E’ luglio inoltrato ma qui in Irlanda tira vento e piove come se fosse già autunno. Noi non ci diamo per vinti e noleggiamo comunque una macchina e partiamo all’avventura. Guardiamo la mappa di quest’isola verdeggiante in cui ci troviamo e optiamo per la Wild Atlantic Way, percorso che costeggia tutta la costa occidentale, tra le varie tappe scegliamo il parco nazionale di Connemara. Verso tardo pomeriggio arriviamo in ostello. Ad accoglierci c’è una donna che suona la chitarra e canticchia seduta sotto una tettoia alquanto precaria ma che almeno la ripara dalla pioggia incessante. Poco dopo compare il proprietario che ci invita a seguirlo; ci fa vedere la camera da letto, una piccola casetta in compensato a fianco a una cascata!! Poi ci porta dentro la house, il nome dell’ostello è in realtà The Old Monastery, il vecchio monastero costruito nel 1871.

Immaginatevi soffitti altissimi, finestre ampie quasi come un’intera parete, ogni stanza arredata con una miriadi di oggetti di vario genere e fuori prato e alberi i cui rami quasi danzavano al soffio costante e regolare del vento. Una volta sistemati mi guardo attorno e sembra ci siano in totale una decina di ospiti, il che, considerato che le attività hanno riaperto settimana scorsa è un numero da record. Chiedo a John come sia possibile e lui mi risponde che in realtà il suo ostello non ha mai chiuso. Ben 7 persone lo scorso marzo hanno deciso di rimanere, in realtà all’inizio il governo irlandese aveva annunciato solo 15 giorni di quarantena, peccato che poi il ritorno alla “normalità” è stato posticipato di settimana in settimana e alla fine 15 giorni sono diventati quasi 4 mesi! La sera coccolata dal tepore della stufa a legna, conosco in soggiorno alcuni degli inquilini: Charlie australiana, David irlandese, Caroline francese, Amy inglese. Chiacchieriamo un paio d’ore sorseggiando del vino rosso e sembrerebbe che dopo tutto siano grati di essere rimasti intrappolati in questo posto sperduto nella natura a due passi dal parco nazionale, tanto che al momento nessuno di loro ha intenzione di preparare lo zaino e migrare altrove.

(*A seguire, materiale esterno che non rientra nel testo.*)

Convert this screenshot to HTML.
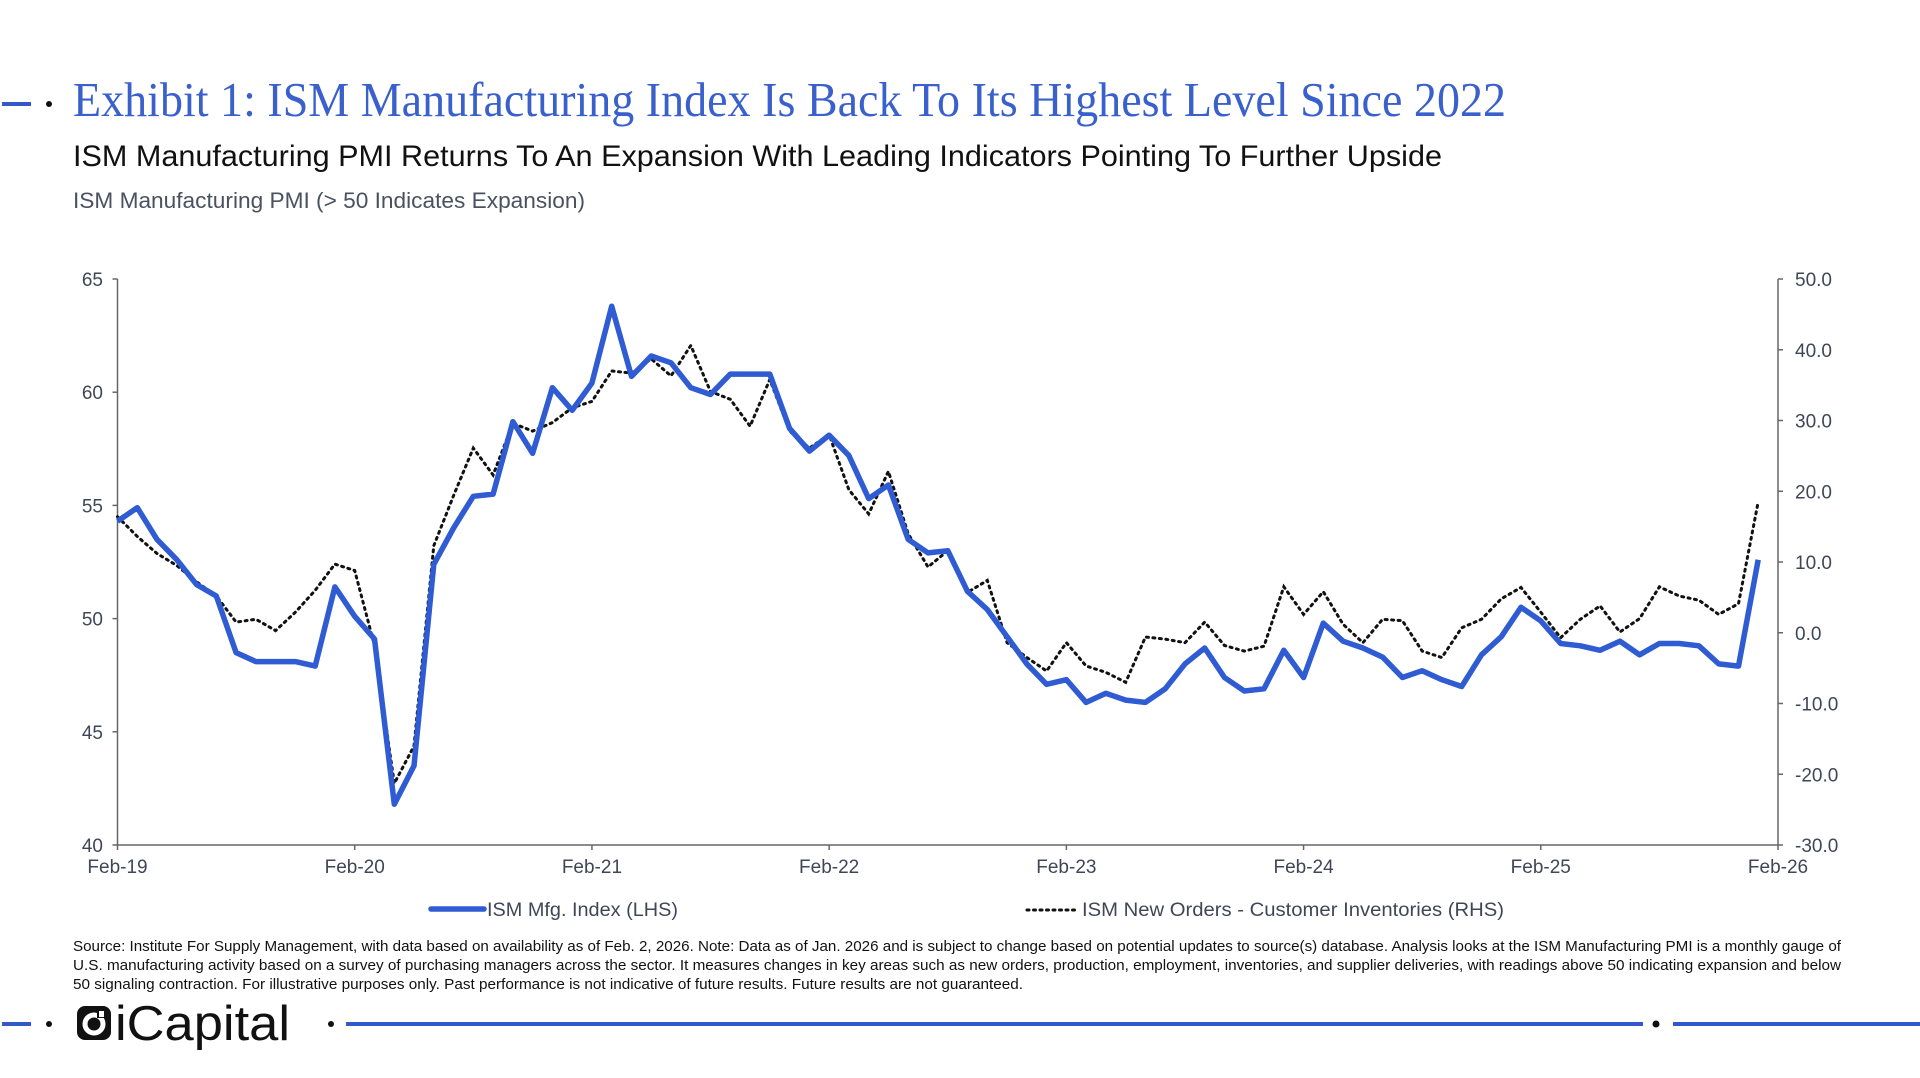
<!DOCTYPE html>
<html><head><meta charset="utf-8"><style>
html,body{margin:0;padding:0;background:#fff;}
svg{display:block;}
text{font-family:"Liberation Sans",sans-serif;}
</style></head><body>
<svg id="s" width="1920" height="1078" viewBox="0 0 1920 1078" xmlns="http://www.w3.org/2000/svg">
<rect width="1920" height="1078" fill="#fff"/>
<line x1="2" y1="104" x2="31" y2="104" stroke="#3358c9" stroke-width="4"/>
<circle cx="49" cy="104" r="3" fill="#111"/>
<text x="73" y="116" style="font-family:'Liberation Serif',serif" font-size="49" fill="#3a60cc" textLength="1433" lengthAdjust="spacingAndGlyphs">Exhibit 1: ISM Manufacturing Index Is Back To Its Highest Level Since 2022</text>
<text x="73" y="166" font-size="30" fill="#111" textLength="1369" lengthAdjust="spacingAndGlyphs">ISM Manufacturing PMI Returns To An Expansion With Leading Indicators Pointing To Further Upside</text>
<text x="73" y="208" font-size="22" fill="#4a5160" textLength="512" lengthAdjust="spacingAndGlyphs">ISM Manufacturing PMI (&gt; 50 Indicates Expansion)</text>
<g id="axes" stroke="#666" stroke-width="1.5" fill="none"></g>
<g id="labels" font-size="19" fill="#3f4756"></g>
<polyline id="rhs" fill="none" stroke="#111" stroke-width="3" stroke-dasharray="2 4.5" stroke-linecap="round"/>
<polyline id="lhs" fill="none" stroke="#2f5bd3" stroke-width="5.5" stroke-linejoin="round"/>
<line x1="431" y1="909" x2="484" y2="909" stroke="#2f5bd3" stroke-width="5.5" stroke-linecap="round"/>
<text x="487" y="916" font-size="19" fill="#3f4756" textLength="191" lengthAdjust="spacingAndGlyphs">ISM Mfg. Index (LHS)</text>
<line x1="1027" y1="910" x2="1077" y2="910" stroke="#111" stroke-width="3" stroke-dasharray="2 4.5" stroke-linecap="round"/>
<text x="1082" y="916" font-size="19" fill="#3f4756" textLength="422" lengthAdjust="spacingAndGlyphs">ISM New Orders - Customer Inventories (RHS)</text>
<g font-size="15" fill="#111">
<text x="73" y="951" textLength="1768" lengthAdjust="spacingAndGlyphs">Source: Institute For Supply Management, with data based on availability as of Feb. 2, 2026. Note: Data as of Jan. 2026 and is subject to change based on potential updates to source(s) database. Analysis looks at the ISM Manufacturing PMI is a monthly gauge of</text>
<text x="73" y="970" textLength="1768" lengthAdjust="spacingAndGlyphs">U.S. manufacturing activity based on a survey of purchasing managers across the sector. It measures changes in key areas such as new orders, production, employment, inventories, and supplier deliveries, with readings above 50 indicating expansion and below</text>
<text x="73" y="989" textLength="950" lengthAdjust="spacingAndGlyphs">50 signaling contraction. For illustrative purposes only. Past performance is not indicative of future results. Future results are not guaranteed.</text>
</g>
<line x1="2" y1="1024" x2="31" y2="1024" stroke="#3358c9" stroke-width="4"/>
<circle cx="49" cy="1024" r="3" fill="#111"/>
<rect x="77" y="1006" width="34" height="34" rx="8" fill="#111"/>
<circle cx="94" cy="1024" r="9" fill="none" stroke="#fff" stroke-width="5"/>
<rect x="97" y="1010" width="8" height="8" fill="#111"/>
<rect x="99" y="1011" width="5" height="6" fill="#fff"/>
<text x="115" y="1040" font-size="49" fill="#111" textLength="175" lengthAdjust="spacingAndGlyphs">iCapital</text>
<circle cx="331" cy="1024" r="3" fill="#111"/>
<line x1="346" y1="1024" x2="1643" y2="1024" stroke="#3358c9" stroke-width="4"/>
<circle cx="1656" cy="1024" r="3.5" fill="#111"/>
<line x1="1673" y1="1024" x2="1920" y2="1024" stroke="#3358c9" stroke-width="4"/>
</svg>
<script>
var L=[54.3,54.9,53.5,52.6,51.5,51.0,48.5,48.1,48.1,48.1,47.9,51.4,50.1,49.1,41.8,43.5,52.4,54.0,55.4,55.5,58.7,57.3,60.2,59.2,60.4,63.8,60.7,61.6,61.3,60.2,59.9,60.8,60.8,60.8,58.4,57.4,58.1,57.2,55.3,55.9,53.5,52.9,53.0,51.2,50.4,49.2,48.0,47.1,47.3,46.3,46.7,46.4,46.3,46.9,48.0,48.7,47.4,46.8,46.9,48.6,47.4,49.8,49.0,48.7,48.3,47.4,47.7,47.3,47.0,48.4,49.2,50.5,49.9,48.9,48.8,48.6,49.0,48.4,48.9,48.9,48.8,48.0,47.9,52.6];
var R=[16.4,13.6,11.2,9.5,7.2,5.2,1.5,1.9,0.3,2.9,6.0,9.7,8.8,-1.8,-21.3,-16,12.3,19.4,26.1,22.3,29.6,28.5,29.7,31.8,32.7,37.0,36.7,38.7,36.3,40.6,34.1,33.0,29.2,35.8,28.5,26.1,28,20.2,16.8,22.8,14.0,9.3,11.6,5.7,7.4,-1.4,-3.5,-5.4,-1.4,-4.7,-5.6,-7.0,-0.6,-0.9,-1.4,1.5,-1.8,-2.6,-1.9,6.5,2.6,5.8,1.2,-1.4,1.9,1.7,-2.6,-3.5,0.7,1.9,4.8,6.4,2.9,-0.7,1.9,3.8,0.1,2.0,6.5,5.2,4.6,2.6,4.1,18.5];
var X0=117.5,X1=1778,T=279,B=845,dx=(X1-X0)/84;
function yl(v){return T+(65-v)*(B-T)/25}
function yr(v){return T+(50-v)*(B-T)/80}
document.getElementById('lhs').setAttribute('points',L.map(function(v,i){return (X0+i*dx).toFixed(1)+','+yl(v).toFixed(1)}).join(' '));
document.getElementById('rhs').setAttribute('points',R.map(function(v,i){return (X0+i*dx).toFixed(1)+','+yr(v).toFixed(1)}).join(' '));
var ns='http://www.w3.org/2000/svg',ax=document.getElementById('axes'),lb=document.getElementById('labels');
function ln(a,b,c,d){var e=document.createElementNS(ns,'line');e.setAttribute('x1',a);e.setAttribute('y1',b);e.setAttribute('x2',c);e.setAttribute('y2',d);ax.appendChild(e);}
function tx(x,y,s,anc){var e=document.createElementNS(ns,'text');e.setAttribute('x',x);e.setAttribute('y',y);e.setAttribute('text-anchor',anc);e.textContent=s;lb.appendChild(e);}
ln(X0,T,X0,B);ln(X0,B,X1,B);ln(X1,T,X1,B);
for(var v=40;v<=65;v+=5){var y=yl(v);ln(X0-5,y,X0,y);tx(103,y+7,String(v),'end');}
for(var v=-30;v<=50;v+=10){var y=yr(v);ln(X1,y,X1+5,y);tx(1795,y+7,v.toFixed(1),'start');}
for(var k=0;k<=7;k++){var x=X0+k*12*dx;ln(x,B,x,B+5);tx(x,873,'Feb-'+(19+k),'middle');}
</script>
</body></html>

Tra di loro, Charlie è la persona che più stuzzica la mia curiosità. Ha intorno ai 50 anni e è piena di vita; quel sabato sera entra in salotto con impeto e chiede a tutti di raggiungerla al pub del paese, una manciata di secondi dopo si era già lasciata la porta alle sue spalle e era scomparsa nella notte. Alle 4 di mattina quando quatta quatta apro la porta del soggiorno per vedere chi fosse rimasto, vedo Charlie beatamente sdraiata su una poltrona con le gambe appoggiate sul puff. Il suo viso era disteso e rilassato, felice, sognava di essere in terre lontane, al suo fianco la stufa; complice del suo benessere psico fisico. L’indomani incontro Charlie in cucina, le chiedo quale fosse il suo programma della giornata e mi dice che pensa di andare alla posta in bici per incontrare un’amica che abita lì vicino. Mentre chiacchieriamo la osservo mentre prepara la sua colazione. Attorno a lei ha barattoli e confezioni etichettate “Charlie”, eh si perché in ostello è l’unico modo per riconoscere il proprio cibo dato che mensole e frigo sono in comune con gli altri ospiti. Poco dopo la vedo tirare fuori dal freezer delle bottiglie di acqua ghiacciata e le chiedo cos’ha intenzione di farsene se tanto fuori fa già freddo! Lei indica la borsa frigo fuori dal suo bungalow e mi dice che le usa al posto del ghiaccio sintetico per tenere il cibo al fresco e averlo a portata di mano. Sorrido e le dico che voglio una foto con lei! E così eccoci insieme! Ci salutiamo poi con un abbraccio di quelli stritolosi! E’ stato talmente sincero e sentito che è stato come abbracciare l’intera Australia! Ciao Charlie, buona vita!